Essa semana que passou, após o definitivo desmascaramento do fato de que o que ocorreu no Brasil em 2016 foi um golpe de Estado, em reação a falas do presidente Lula denunciando, inclusive internacionalmente, a farsa do impeachment sem crime de responsabilidade, a verdadeira armação que foi feita para retirar o PT e a esquerda do poder, já que as forças conservadoras politicamente e o capital, que dados órgãos de imprensa representam, não conseguiram o derrotar eleitoralmente e após proposta de uma solenidade de reparação para a ex-presidente, os jornais Folha de São Paulo e O Globo publicaram editoriais defendendo o indefensável, tentando através de verdadeiros malabarismos retóricos sustentar a narrativa do impeachment que ruiu completamente, deixando essa gente com a brocha nas mãos. Mas, o mais grave, é que essas narrativas não só legitimam um atentado a democracia, como deixam claro que esses órgãos de imprensa estarão disponíveis para apoiarem novas tentativas golpistas, desde que elas atendam aos interesses econômicos, empresariais e políticos que representam. Esses órgãos de imprensa deixam claro que o compromisso deles com o regime democrático vai até a segunda linha da Constituição, que não titubearão em apoiar golpes desde que seja a única forma de que seus projetos para o país sejam aplicados e que seus interesses sejam atendidos.

Não pode haver impeachment porque o presidente ou a presidenta da República perdeu a maioria no Congresso Nacional, o nosso regime de governo, como está previsto na Constituição é presidencialista, com o mandatário sendo escolhido pelo sufrágio universal da população do país. Nosso regime político não é o parlamentarista, no qual a perda de maioria no Congresso implica a queda do governante - o primeiro-ministro - e a convocação de novas eleições. Aqui, o que vimos foi um vice-presidente da Republica, que foi eleito na mesma chapa e com o mesmo programa eleitoral da presidente, liderar um golpe que o levou a ocupar um cargo para o qual não havia sido eleito e para executar um programa econômico que havia sido rejeitado pela população no processo eleitoral.

Mais absurdo ainda é defender a legalidade de um processo de impeachment usando como escusas (palavra da moda no momento) a má gestão da economia.

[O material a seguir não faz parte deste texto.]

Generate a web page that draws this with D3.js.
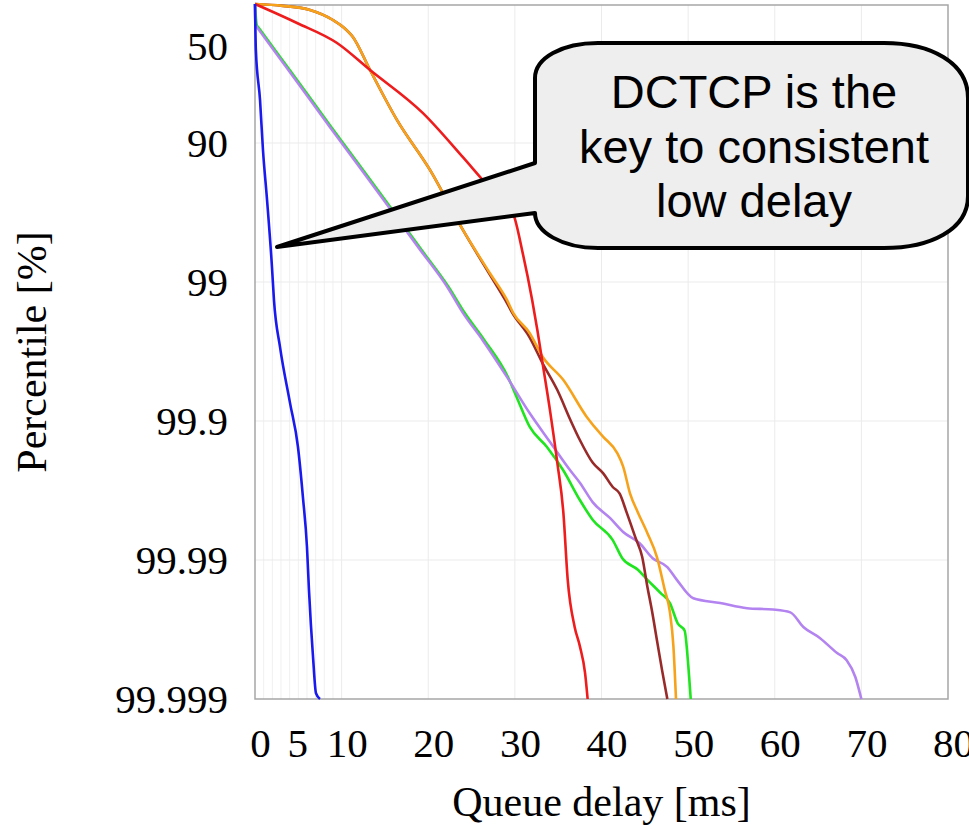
<!DOCTYPE html>
<meta charset="utf-8">
<script src="https://d3js.org/d3.v7.min.js"></script>
<style>
  body { margin: 0; background: #fff; }
  svg { display: block; }
</style>
<div id="chart"></div>
<script>
// Tick values
const xTicks = [0, 5, 10, 20, 30, 40, 50, 60, 70, 80];
const xMinor = [1, 2, 3, 4, 5, 6, 7, 8, 9];
const yTicks = [50, 90, 99, 99.9, 99.99, 99.999];

// Series: queue delay [ms] and percentile [%]
const blueDelay = [0, 0.1, 0.58, 0.92, 1.39, 1.96, 2.19, 2.89, 4.04, 4.96, 5.54, 6.0, 6.23, 6.70, 7.04, 7.5];
const bluePct = [0, 53.3, 79.6, 91.1, 96.1, 98.72, 99.26, 99.66, 99.865, 99.935, 99.972, 99.9876, 99.9939, 99.998, 99.9989, 99.999];

const redDelay = [0, 4.85, 9.47, 13.28, 19.39, 24.0, 26.3, 29.8, 30.9, 32.0, 32.6, 33.2, 34.1, 34.9, 35.6, 36.1, 36.9, 37.5, 38.1, 38.4];
const redPct = [0, 27, 47.6, 66.5, 83.6, 92.1, 94.6, 96.9, 98.38, 99.26, 99.55, 99.74, 99.886, 99.95, 99.9782, 99.9928, 99.9967, 99.9976, 99.99846, 99.999];

const orangeDelay = [0, 3.2, 6.35, 9.0, 10.16, 11.3, 13.28, 16.4, 20.2, 24.0, 27.1, 29.1, 29.8, 31.7, 33.2, 35.6, 38.3, 39.8, 40.2, 41.8, 42.5, 43.3, 44.2, 45.3, 46.4, 47.3, 47.9, 48.3, 48.6];
const orangePct = [0, 3, 9.4, 23.3, 31.6, 42.1, 66.5, 85.4, 93.6, 97.63, 98.84, 99.26, 99.4, 99.57, 99.71, 99.803, 99.893, 99.918, 99.923, 99.941, 99.953, 99.97, 99.978, 99.9844, 99.9895, 99.9939, 99.9958, 99.9976, 99.999];

const brownDelay = [0, 3.2, 6.35, 9.0, 10.16, 11.3, 13.28, 16.4, 20.2, 24.0, 27.0, 28.9, 29.7, 31.7, 33.2, 34.9, 36.4, 37.5, 39.0, 40.2, 41.3, 42.1, 42.9, 43.9, 44.7, 45.3, 45.8, 46.4, 47.0, 47.6];
const brownPct = [0, 3, 9.4, 23.3, 31.6, 42.1, 66.5, 85.4, 93.6, 97.63, 98.84, 99.26, 99.4, 99.6, 99.74, 99.833, 99.898, 99.927, 99.95, 99.958, 99.9665, 99.97, 99.978, 99.9854, 99.9895, 99.9936, 99.9956, 99.99735, 99.9984, 99.999];

const purpleDelay = [0, 0.05, 0.3, 4.04, 8.66, 14.43, 19.05, 22.2, 24.0, 26.3, 29.1, 31.7, 34.1, 36.4, 37.5, 39.0, 41.0, 42.5, 44.4, 45.9, 47.6, 48.7, 50.6, 53.7, 56.8, 59.8, 61.8, 63.3, 65.2, 67.2, 68.3, 69.3, 70.0];
const purplePct = [0, 29.4, 32.8, 67.7, 87.0, 95.77, 98.29, 99.08, 99.4, 99.62, 99.793, 99.886, 99.93, 99.956, 99.964, 99.974, 99.98, 99.9841, 99.9868, 99.9897, 99.9911, 99.9928, 99.9947, 99.9951, 99.9955, 99.9956, 99.9958, 99.9967, 99.99725, 99.99786, 99.9981, 99.99856, 99.999];

const greenDelay = [0, 0.2, 0.45, 4.2, 8.82, 14.6, 19.2, 22.35, 24.2, 26.5, 29.2, 30.2, 31.7, 33.7, 35.6, 37.5, 39.0, 41.3, 42.4, 44.2, 45.3, 46.8, 47.9, 48.8, 49.6, 50.0, 50.3];
const greenPct = [0, 29.4, 32.8, 67.7, 87.0, 95.77, 98.29, 99.08, 99.4, 99.62, 99.793, 99.851, 99.909, 99.935, 99.956, 99.973, 99.9806, 99.9861, 99.9897, 99.9915, 99.9928, 99.9942, 99.9951, 99.9965, 99.9969, 99.9982, 99.999];

const calloutLines = ["DCTCP is the", "key to consistent", "low delay"];

// drawing order (bottom first)
const series = [
  {delay: greenDelay, pct: greenPct, color: "#1ee51e"},
  {delay: purpleDelay, pct: purplePct, color: "#b383f0"},
  {delay: brownDelay, pct: brownPct, color: "#992a2a"},
  {delay: orangeDelay, pct: orangePct, color: "#f7a21b"},
  {delay: redDelay, pct: redPct, color: "#ee1c1c"},
  {delay: blueDelay, pct: bluePct, color: "#1a1aee"}
];

const W = 969, H = 830;
const plot = {left: 255, right: 948, top: 5, bottom: 699};

const svg = d3.select("#chart").append("svg")
  .attr("width", W).attr("height", H);

const x = d3.scaleLinear().domain([0, 80]).range([plot.left, plot.right]);
// log scale on the tail (100 - percentile)
const y = d3.scaleLog().domain([100, 0.001]).range([4, plot.bottom]);
const yp = p => y(100 - p);

// grid
const grid = svg.append("g");
grid.selectAll(".minor").data(xMinor).join("line")
  .attr("x1", d => x(d)).attr("x2", d => x(d))
  .attr("y1", plot.top).attr("y2", plot.bottom)
  .attr("stroke", "#f0f0f0").attr("stroke-width", 1);
grid.selectAll(".major").data(d3.range(10, 80, 10)).join("line")
  .attr("x1", d => x(d)).attr("x2", d => x(d))
  .attr("y1", plot.top).attr("y2", plot.bottom)
  .attr("stroke", "#ebebeb").attr("stroke-width", 1);
grid.selectAll(".hgrid").data(yTicks.slice(1, -1)).join("line")
  .attr("x1", plot.left).attr("x2", plot.right)
  .attr("y1", d => yp(d)).attr("y2", d => yp(d))
  .attr("stroke", "#ebebeb").attr("stroke-width", 1);

// frame
svg.append("rect")
  .attr("x", plot.left).attr("y", plot.top)
  .attr("width", plot.right - plot.left).attr("height", plot.bottom - plot.top)
  .attr("fill", "none").attr("stroke", "#a6a6a6").attr("stroke-width", 1.5);

// lines
const line = d3.line()
  .x(d => x(d[0]))
  .y(d => yp(d[1]))
  .curve(d3.curveMonotoneX);

svg.append("g").selectAll("path").data(series).join("path")
  .attr("d", s => line(s.delay.map((v, i) => [v, s.pct[i]])))
  .attr("fill", "none")
  .attr("stroke", s => s.color)
  .attr("stroke-width", 2.6)
  .attr("stroke-linejoin", "round");

// axes
const serif = "'Liberation Serif', 'Times New Roman', serif";

const xAxis = svg.append("g")
  .attr("transform", `translate(0,${plot.bottom})`)
  .call(d3.axisBottom(x).tickValues(xTicks).tickSize(0).tickPadding(29));
xAxis.select(".domain").remove();
xAxis.selectAll("text")
  .attr("dx", d => d === 5 ? -1 : 5)
  .style("font-family", serif).style("font-size", "41px").attr("fill", "#000");

const yAxis = svg.append("g")
  .attr("transform", `translate(${plot.left},0)`)
  .call(d3.axisLeft(y).tickValues(yTicks.map(p => 100 - p)).tickSize(0).tickPadding(27)
    .tickFormat((t, i) => String(yTicks[i])));
yAxis.select(".domain").remove();
yAxis.selectAll("text")
  .attr("dy", "0.34em")
  .style("font-family", serif).style("font-size", "41px").attr("fill", "#000");

svg.append("text")
  .attr("x", (plot.left + plot.right) / 2).attr("y", 816)
  .attr("text-anchor", "middle")
  .style("font-family", serif).style("font-size", "42px")
  .text("Queue delay [ms]");

svg.append("text")
  .attr("transform", `translate(46,${(plot.top + plot.bottom) / 2}) rotate(-90)`)
  .attr("text-anchor", "middle")
  .style("font-family", serif).style("font-size", "42px")
  .text("Percentile [%]");

// callout bubble
const bubble = d3.path();
bubble.moveTo(598, 43);
bubble.lineTo(884, 43);
bubble.bezierCurveTo(930, 43, 968, 62, 968, 98);
bubble.lineTo(968, 196);
bubble.bezierCurveTo(968, 230, 930, 248, 884, 248);
bubble.lineTo(598, 248);
bubble.bezierCurveTo(562, 248, 535, 232, 535, 213);
bubble.lineTo(277, 247);
bubble.lineTo(535, 163);
bubble.lineTo(535, 78);
bubble.bezierCurveTo(535, 58, 562, 43, 598, 43);
bubble.closePath();

svg.append("path")
  .attr("d", bubble.toString())
  .attr("fill", "#eeeeee")
  .attr("stroke", "#000")
  .attr("stroke-width", 4)
  .attr("stroke-linejoin", "round");

svg.append("g").selectAll("text").data(calloutLines).join("text")
  .attr("x", 754)
  .attr("y", (d, i) => 108 + i * 54.5)
  .attr("text-anchor", "middle")
  .style("font-family", "'Liberation Sans', Arial, sans-serif")
  .style("font-size", "47px")
  .attr("fill", "#000")
  .text(d => d);
</script>
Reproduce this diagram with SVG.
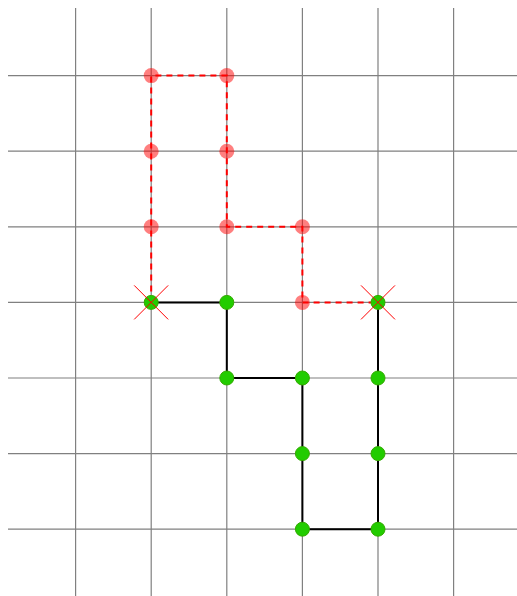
<svg xmlns="http://www.w3.org/2000/svg" width="517" height="596" viewBox="0 0 517 596">
<style>
.g{stroke:#808080;stroke-width:1.2;fill:none}
.red{stroke:#ff0000;stroke-width:2;stroke-dasharray:6,5;fill:none}
.blk{stroke:#000;stroke-width:2;fill:none}
.rd{fill:#ff0000;fill-opacity:0.5}
.gd{fill:#22cc00;stroke:#33aa00;stroke-width:1}
.x{stroke:#ff0000;stroke-width:1}
</style>
<rect width="517" height="596" fill="#fff"/>
<g id="grid">
<path class="g" d="M75.6 8V596M151.2 8V596M226.8 8V596M302.4 8V596M378 8V596M453.6 8V596"/>
<path class="g" d="M8 75.6H517M8 151.2H517M8 226.8H517M8 302.4H517M8 378H517M8 453.6H517M8 529.2H517"/>
</g>
<g id="connectors">
<path class="red" d="M151.2 302.4V75.6H226.8V226.8H302.4V302.4H378"/>
<path class="blk" d="M151.2 302.4H226.8V378H302.4V529.2H378V302.4"/>
</g>
<g id="red-nodes">
<circle class="rd" cx="151.2" cy="75.6" r="7.5"/>
<circle class="rd" cx="226.8" cy="75.6" r="7.5"/>
<circle class="rd" cx="151.2" cy="151.2" r="7.5"/>
<circle class="rd" cx="226.8" cy="151.2" r="7.5"/>
<circle class="rd" cx="151.2" cy="226.8" r="7.5"/>
<circle class="rd" cx="226.8" cy="226.8" r="7.5"/>
<circle class="rd" cx="302.4" cy="226.8" r="7.5"/>
<circle class="rd" cx="302.4" cy="302.4" r="7.5"/>
</g>
<g id="green-nodes">
<circle class="gd" cx="151.2" cy="302.4" r="7"/>
<circle class="gd" cx="226.8" cy="302.4" r="7"/>
<circle class="gd" cx="226.8" cy="378" r="7"/>
<circle class="gd" cx="302.4" cy="378" r="7"/>
<circle class="gd" cx="302.4" cy="453.6" r="7"/>
<circle class="gd" cx="302.4" cy="529.2" r="7"/>
<circle class="gd" cx="378" cy="529.2" r="7"/>
<circle class="gd" cx="378" cy="453.6" r="7"/>
<circle class="gd" cx="378" cy="378" r="7"/>
<circle class="gd" cx="378" cy="302.4" r="7"/>
</g>
<g id="markers">
<path class="x" d="M134.2 285.4L168.2 319.4M168.2 285.4L134.2 319.4"/>
<path class="x" d="M361 285.4L395 319.4M395 285.4L361 319.4"/>
</g>
</svg>
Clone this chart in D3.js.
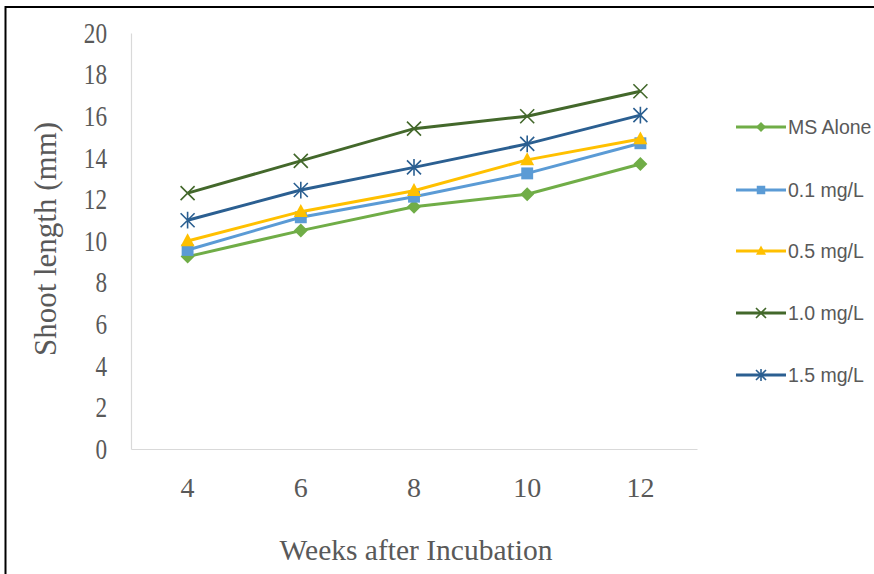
<!DOCTYPE html>
<html><head><meta charset="utf-8">
<script src="https://cdn.jsdelivr.net/npm/d3@7"></script>
<style>body{margin:0;background:#fff}svg{display:block}</style>
</head><body>
<script>
const weeks = ["4","6","8","10","12"];
const seriesNames = ["MS Alone","0.1 mg/L","0.5 mg/L","1.0 mg/L","1.5 mg/L"];
const msAlone = [9.25, 10.5, 11.65, 12.25, 13.7];
const mg01 = [9.57, 11.14, 12.13, 13.25, 14.7];
const mg05 = [10.0, 11.41, 12.42, 13.9, 14.9];
const mg10 = [12.3, 13.85, 15.4, 16.0, 17.2];
const mg15 = [11.0, 12.45, 13.54, 14.67, 16.05];
const yTicks = [0,2,4,6,8,10,12,14,16,18,20];
const colors = ["#70AD47","#5B9BD5","#FFC000","#43682B","#2B5F91"];
const markers = ["diamond","square","triangle","x","star"];
const seriesValues = [msAlone, mg01, mg05, mg10, mg15];

const W = 874, H = 574;
const svg = d3.select("body").append("svg").attr("width", W).attr("height", H);
svg.append("rect").attr("width", W).attr("height", H).attr("fill", "#fff");
svg.append("rect").attr("x", 5.5).attr("y", 7).attr("width", 900).attr("height", 600)
  .attr("fill", "none").attr("stroke", "#000").attr("stroke-width", 2);

const plot = {l:131, r:697, t:33, b:449};
const x = d3.scaleBand().domain(weeks).range([plot.l, plot.r]);
const y = d3.scaleLinear().domain([0,20]).range([plot.b, plot.t]);

const serif = "'Liberation Serif','Times New Roman',serif";
const txt = "#595959";

// axes
const yAxis = svg.append("g").attr("transform", `translate(${plot.l},0)`)
  .call(d3.axisLeft(y).tickValues(yTicks).tickSize(0).tickPadding(0));
yAxis.select(".domain").attr("stroke", "#d9d9d9").attr("stroke-width", 1.2);
yAxis.selectAll("text").attr("x", null).attr("font-family", serif).attr("font-size", 29).attr("fill", txt)
  .attr("transform", "translate(-24,0) scale(0.8,1)");

const xAxis = svg.append("g").attr("transform", `translate(0,${plot.b})`)
  .call(d3.axisBottom(x).tickSize(0).tickPadding(28));
xAxis.select(".domain").attr("stroke", "#d9d9d9").attr("stroke-width", 1.2);
xAxis.selectAll("text").attr("font-family", serif).attr("font-size", 28).attr("fill", txt)
  .attr("dy", null).attr("y", 48);

svg.append("text").attr("x", 416).attr("y", 560).attr("text-anchor", "middle")
  .attr("font-family", serif).attr("font-size", 29.5).attr("fill", txt).text("Weeks after Incubation");
svg.append("text").attr("transform", "translate(56,239) rotate(-90)").attr("text-anchor", "middle")
  .attr("font-family", serif).attr("font-size", 31).attr("fill", txt).text("Shoot length (mm)");

function drawMarker(g, type, cx, cy, color, s) {
  if (type === "diamond") {
    g.append("path").attr("d", `M${cx},${cy-s}L${cx+s},${cy}L${cx},${cy+s}L${cx-s},${cy}Z`).attr("fill", color);
  } else if (type === "square") {
    g.append("rect").attr("x", cx-s*0.85).attr("y", cy-s*0.85).attr("width", s*1.7).attr("height", s*1.7).attr("fill", color);
  } else if (type === "triangle") {
    g.append("path").attr("d", `M${cx},${cy-s*1.1}L${cx+s},${cy+s*0.75}L${cx-s},${cy+s*0.75}Z`).attr("fill", color);
  } else if (type === "x") {
    g.append("path").attr("d", `M${cx-s},${cy-s}L${cx+s},${cy+s}M${cx+s},${cy-s}L${cx-s},${cy+s}`)
      .attr("stroke", color).attr("stroke-width", 1.6).attr("fill", "none");
  } else if (type === "star") {
    g.append("path").attr("d", `M${cx-s},${cy-s}L${cx+s},${cy+s}M${cx+s},${cy-s}L${cx-s},${cy+s}M${cx},${cy-s*1.2}L${cx},${cy+s*1.2}`)
      .attr("stroke", color).attr("stroke-width", 1.6).attr("fill", "none");
  }
}

const line = d3.line().x((d,i) => x(weeks[i]) + x.bandwidth()/2).y(d => y(d));
seriesValues.forEach((vals, si) => {
  const g = svg.append("g");
  g.append("path").datum(vals).attr("d", line).attr("fill", "none")
    .attr("stroke", colors[si]).attr("stroke-width", 3);
  vals.forEach((v, i) => drawMarker(g, markers[si], x(weeks[i]) + x.bandwidth()/2, y(v), colors[si], 7));
});

// legend
const legY = [127, 190, 251, 313, 375];
const sans = "'Liberation Sans','Open Sans',Arial,sans-serif";
seriesNames.forEach((name, si) => {
  const g = svg.append("g");
  g.append("line").attr("x1", 736).attr("x2", 786).attr("y1", legY[si]).attr("y2", legY[si])
    .attr("stroke", colors[si]).attr("stroke-width", 3);
  drawMarker(g, markers[si], 761, legY[si], colors[si], 5);
  g.append("text").attr("x", 788).attr("y", legY[si] + 7).attr("font-family", sans)
    .attr("font-size", 19.5).attr("fill", txt).text(name);
});
</script>
</body></html>
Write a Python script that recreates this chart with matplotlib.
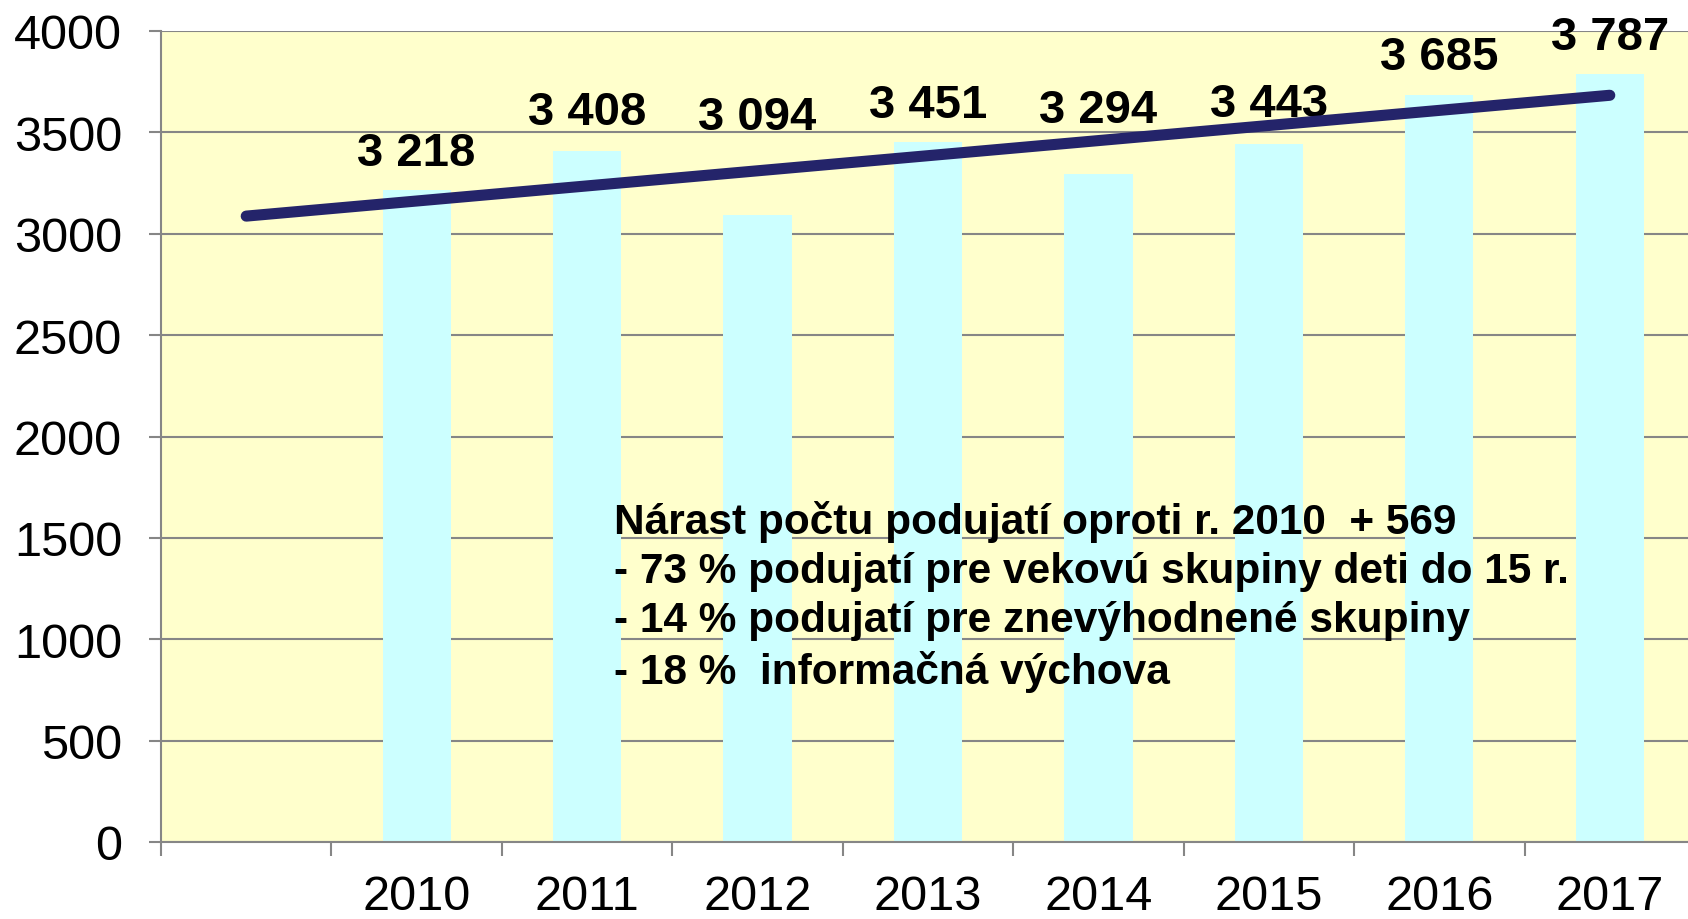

Não há nenhuma previsão legal ou constitucional para isso. Sabemos que o que ocorreu no segundo mandato da presidenta Dilma foi uma verdadeira sabotagem da Câmara Federal, sob a presidência de Eduardo Cunha, o capitão do golpe, de qualquer política econômica, com as chamadas pautas-bombas e a não aprovação das medidas econômicas enviadas pela presidência da República. Mesmo os erros de condução da política econômica, e eles houveram, sobretudo o fato de tentar mudar o projeto econômico vitorioso nas urnas, com a ilusão de atrair o apoio de setores empresariais para dar sustentação a um governo ameaçado pela conjura parlamentar-jurídico-midiática, não legitimam, não oferecem base legal ou fática para um processo de impeachment. Tentar convencer seus leitores do contrário é enganá-los, é fazer uma narrativa mentirosa, é usar de artifícios retóricos para justificar o injustificável e permitir que esses órgãos de imprensa não venham a público assumir que erraram, que patrocinaram um processo que foi desastroso para o país, em todos os aspectos. Assim como não fizeram até hoje em relação ao apoio acrítico que deram a operação Lava Jato, esses órgãos de imprensa, em nome dos interesses que defendem, que não são os interesses do país, parecem que vão levar décadas para fazerem o mea culpa em relação a narrativa golpista que sustentaram e patrocinaram e que, pelo visto, ainda estão dispostos a sustentar.

*Esse texto reflete, exclusivamente, a opinião do autor.